* [SOURCE DATA]
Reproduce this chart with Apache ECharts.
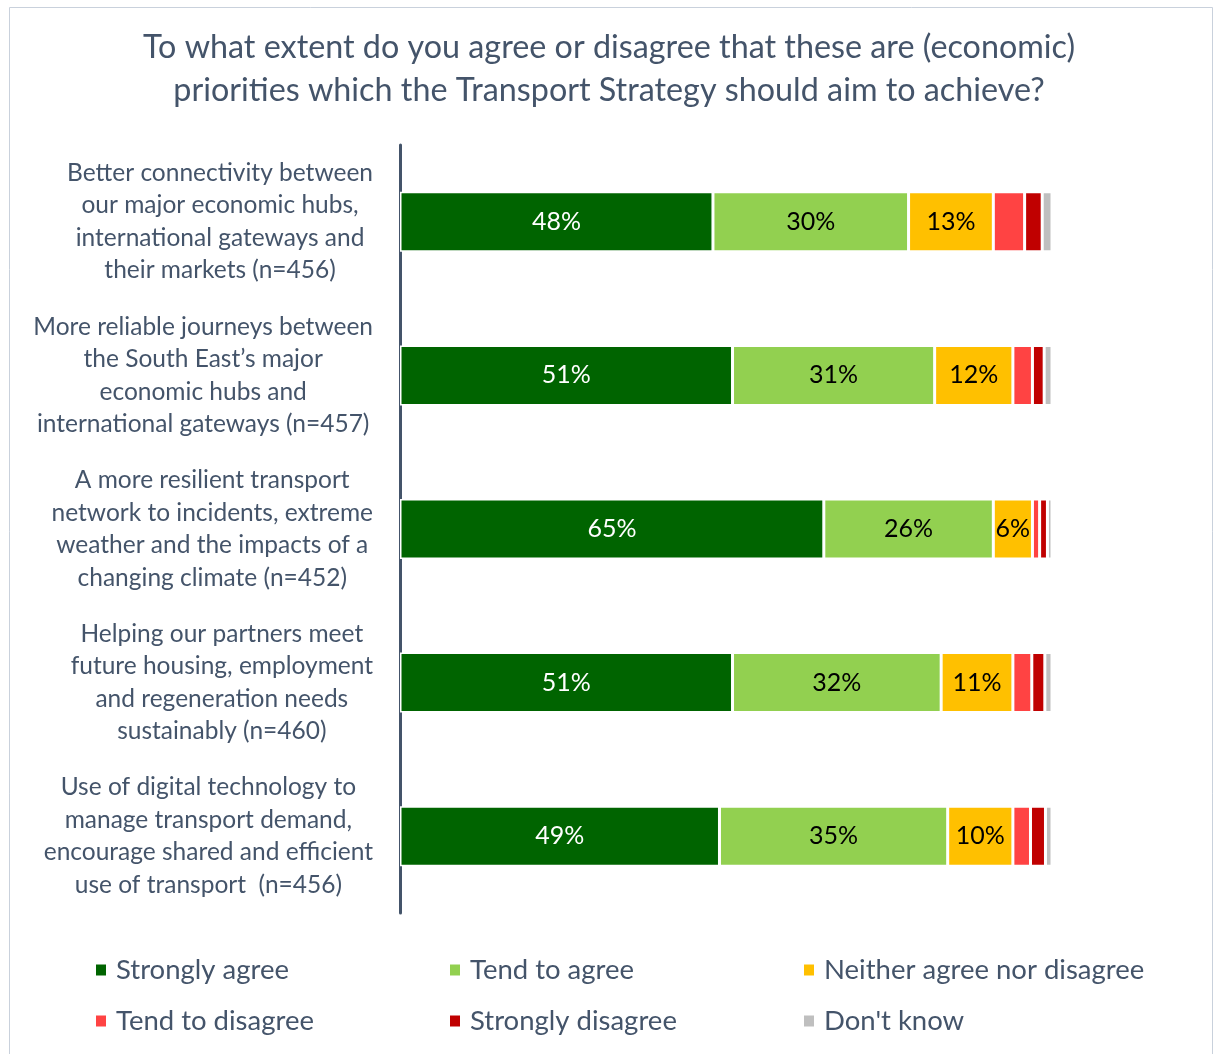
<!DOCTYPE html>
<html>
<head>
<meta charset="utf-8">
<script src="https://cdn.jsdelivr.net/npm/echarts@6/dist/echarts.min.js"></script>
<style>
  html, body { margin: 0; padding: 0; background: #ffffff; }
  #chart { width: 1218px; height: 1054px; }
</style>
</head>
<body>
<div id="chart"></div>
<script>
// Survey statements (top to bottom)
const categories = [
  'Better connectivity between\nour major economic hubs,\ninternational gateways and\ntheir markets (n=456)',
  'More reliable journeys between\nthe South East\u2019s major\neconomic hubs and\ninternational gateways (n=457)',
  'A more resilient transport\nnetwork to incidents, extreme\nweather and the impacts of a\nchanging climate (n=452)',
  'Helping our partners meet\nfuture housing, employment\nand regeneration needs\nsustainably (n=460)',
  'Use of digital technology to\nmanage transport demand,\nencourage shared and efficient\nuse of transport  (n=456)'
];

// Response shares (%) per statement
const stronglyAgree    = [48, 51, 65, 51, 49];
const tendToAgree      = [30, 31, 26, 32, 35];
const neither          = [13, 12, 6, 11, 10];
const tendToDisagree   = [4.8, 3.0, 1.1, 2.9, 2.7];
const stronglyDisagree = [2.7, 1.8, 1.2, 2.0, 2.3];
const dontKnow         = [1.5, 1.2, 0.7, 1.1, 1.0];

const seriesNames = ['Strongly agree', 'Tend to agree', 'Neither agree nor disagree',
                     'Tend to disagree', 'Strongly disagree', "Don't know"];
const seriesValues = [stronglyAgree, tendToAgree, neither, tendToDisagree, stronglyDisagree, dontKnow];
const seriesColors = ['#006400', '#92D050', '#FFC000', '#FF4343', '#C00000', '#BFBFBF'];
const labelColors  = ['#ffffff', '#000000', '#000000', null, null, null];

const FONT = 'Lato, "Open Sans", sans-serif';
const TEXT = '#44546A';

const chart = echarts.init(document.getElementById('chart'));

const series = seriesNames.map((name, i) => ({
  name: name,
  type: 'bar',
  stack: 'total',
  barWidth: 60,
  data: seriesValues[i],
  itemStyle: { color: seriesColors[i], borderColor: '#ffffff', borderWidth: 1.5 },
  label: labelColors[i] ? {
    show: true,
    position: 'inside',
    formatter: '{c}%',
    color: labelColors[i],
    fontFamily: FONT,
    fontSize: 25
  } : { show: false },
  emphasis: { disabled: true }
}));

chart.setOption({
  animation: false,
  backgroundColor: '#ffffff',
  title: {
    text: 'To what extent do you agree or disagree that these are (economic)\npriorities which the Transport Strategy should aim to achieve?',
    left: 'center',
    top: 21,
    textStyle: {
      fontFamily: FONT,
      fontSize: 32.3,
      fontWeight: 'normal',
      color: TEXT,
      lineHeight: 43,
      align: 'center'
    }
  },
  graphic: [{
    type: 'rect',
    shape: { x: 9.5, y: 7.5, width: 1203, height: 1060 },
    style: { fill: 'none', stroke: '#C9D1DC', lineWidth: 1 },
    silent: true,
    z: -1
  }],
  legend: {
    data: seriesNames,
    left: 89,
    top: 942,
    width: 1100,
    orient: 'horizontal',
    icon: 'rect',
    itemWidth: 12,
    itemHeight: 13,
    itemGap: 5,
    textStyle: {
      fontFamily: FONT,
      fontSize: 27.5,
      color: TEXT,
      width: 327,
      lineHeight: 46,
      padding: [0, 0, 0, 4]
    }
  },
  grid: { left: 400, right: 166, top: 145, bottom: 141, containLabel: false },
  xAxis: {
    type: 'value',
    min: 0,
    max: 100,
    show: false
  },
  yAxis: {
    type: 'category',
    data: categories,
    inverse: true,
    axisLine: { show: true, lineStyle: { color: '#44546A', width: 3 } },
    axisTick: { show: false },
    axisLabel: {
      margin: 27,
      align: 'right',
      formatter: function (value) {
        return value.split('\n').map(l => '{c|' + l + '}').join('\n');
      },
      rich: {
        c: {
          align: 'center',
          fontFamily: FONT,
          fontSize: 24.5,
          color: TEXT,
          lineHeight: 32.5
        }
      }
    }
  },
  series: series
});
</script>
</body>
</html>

* [GIVEN REQUEST] Each line from the top of the material through the line containing "0.7, 1.1, 1.0];" should be reproduced exactly; please drop any images.

* [THE ANSWER]
Reproduce this chart with Apache ECharts.
<!DOCTYPE html>
<html>
<head>
<meta charset="utf-8">
<script src="https://cdn.jsdelivr.net/npm/echarts@6/dist/echarts.min.js"></script>
<style>
  html, body { margin: 0; padding: 0; background: #ffffff; }
  #chart { width: 1218px; height: 1054px; }
</style>
</head>
<body>
<div id="chart"></div>
<script>
// Survey statements (top to bottom)
const categories = [
  'Better connectivity between\nour major economic hubs,\ninternational gateways and\ntheir markets (n=456)',
  'More reliable journeys between\nthe South East\u2019s major\neconomic hubs and\ninternational gateways (n=457)',
  'A more resilient transport\nnetwork to incidents, extreme\nweather and the impacts of a\nchanging climate (n=452)',
  'Helping our partners meet\nfuture housing, employment\nand regeneration needs\nsustainably (n=460)',
  'Use of digital technology to\nmanage transport demand,\nencourage shared and efficient\nuse of transport  (n=456)'
];

// Response shares (%) per statement
const stronglyAgree    = [48, 51, 65, 51, 49];
const tendToAgree      = [30, 31, 26, 32, 35];
const neither          = [13, 12, 6, 11, 10];
const tendToDisagree   = [4.8, 3.0, 1.1, 2.9, 2.7];
const stronglyDisagree = [2.7, 1.8, 1.2, 2.0, 2.3];
const dontKnow         = [1.5, 1.2, 0.7, 1.1, 1.0];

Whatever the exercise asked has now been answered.